ABSTRACT

As opposed to the ‘disenchantment’ that characterizes Leicester’s reading of the General Prologue (see previous piece), Sherman notes in the Knight’s narration a resolute attempt to maintain chivalric ideals of order, an order, however, that can only function by marginalizing and eliding that which is seen as ‘other’ to it, in particular women and the realm of the erotic. The Knight’s favourite rhetorical device of occupation (by which reference is made to that which the narrative is not going to discuss) acknowledges and effaces a variety of what Sherman calls ‘countercoherent narratives’ that remain to threaten the chivalric project; Theseus’s desire to purge the narrative’s ‘erotic restlessness’ in fact contests the pro-creative force out of which the entire Canterbury Tales spring, as indicated in the General Prologue’s opening lines, and though this force may be driven underground at several points in the Knight’s Tale it bursts out anew in later Tales that will challenge the Knighf’s.
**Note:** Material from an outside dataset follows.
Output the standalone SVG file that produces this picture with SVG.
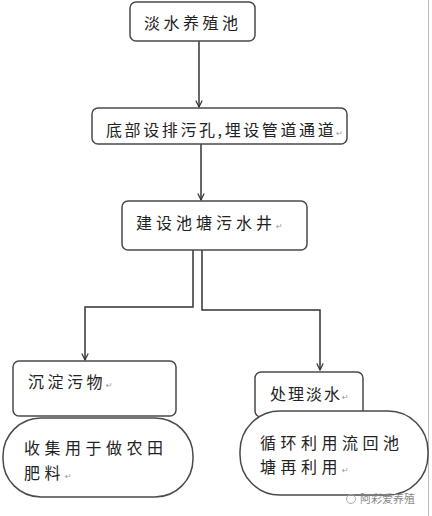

The Tale is, however, internally challenged at various places, though the attempt is made at silencing such challenges; one such instance (discussed in the final few pages of Sherman’s original article but omitted here because of space constraints) relates to Theseus’s slay-ing of the Minotaur and the crucial assistance offered by Ariadne, a narrative of female intervention that has to be suppressed because of the Knight’s ‘misogynistic anxiety’. For further discussion of the piece, see my Introduction, pp. 13–14.